A matrix of bulk data. Rows are genes, columns are samples. Row and column names need to be set.

single_cell_object

A matrix with the single-cell data. Rows are genes, columns are samples. Row and column names need to be set.

cell_type_annotations

A vector of the cell type annotations. Has to be in the same order as the samples in single_cell_object.

cell_space

The cell state space corresponding to the single-cell RNA-seq data. It can be a vector for a 1-dim space or a 2D matrix for a two space where each column represents a different dimension. The cell space should incorporate the similarities of cells within cell types. Similarities between cells from different cell types, based on the cell space, are not taken into account in CPM. It is also possible to supply the string "PCA", "UMAP" or "TSNE" which calculates the cell space using the corresponding method (using the Seurat implementation and default parameters).

no_cores

A number for the amount of cores which will be used for the analysis. The default (NULL) is total number of cores minus 1.

neighborhood_size

Cell neighborhood size which will be used for the analysis. This should be lower than the number of cells in the smallest cell type. The default is 10.

model_size

The reference subset size in each iteration of CPM. This should be lower than the total number of cells. The default is 50.

min_selection

The minimum number of times in which each reference cell is selected. Increasing this value might have a large effect on the algorithm's running time. The default is 5.

calculate_CI

A boolean parameter indicating whether the calculation of confidence intervals is needed. The default is FALSE.

verbose

Whether to produce an output on the console.

Value

A list including:

predicted

CPM predicted cell abundance matrix. Each row represents a sample and each column a single cell.

cellTypePredictions

CPM predicted cell-type abundance matrix. Each row represents a sample and each column a single cell-type.

confIntervals

A matrix containing the confidence interval for each cell and sample. Each row represents a sample and each column a single cell. This is calculated if calculate_CI = TRUE.

numOfRuns

The number of deconvolution repeats preformed by CPM.

Details

This function initiate the Cellular Population Mapping (CPM) algorithm - a deconvolution algorithm in which single-cell genomics is required in only one or a few samples, where in other samples of the same tissue, only bulk genomics is measured and the underlying fine resolution cellular heterogeneity is inferred.
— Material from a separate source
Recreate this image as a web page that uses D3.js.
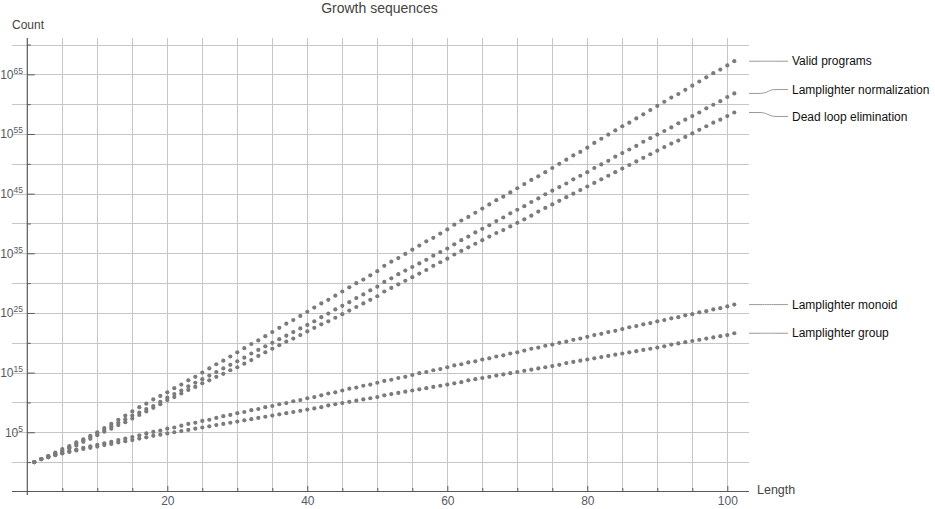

CPM predicts the abundance of cells (and cell types) ranging monotonically from negative to positive levels. Using a relative framework these values correspond to decrease and increase in cell abundance levels, respectively. On the other hand, in an absolute framework lower values (including negatives) correspond to lower abundances and vise versa. These values are comparable between samples.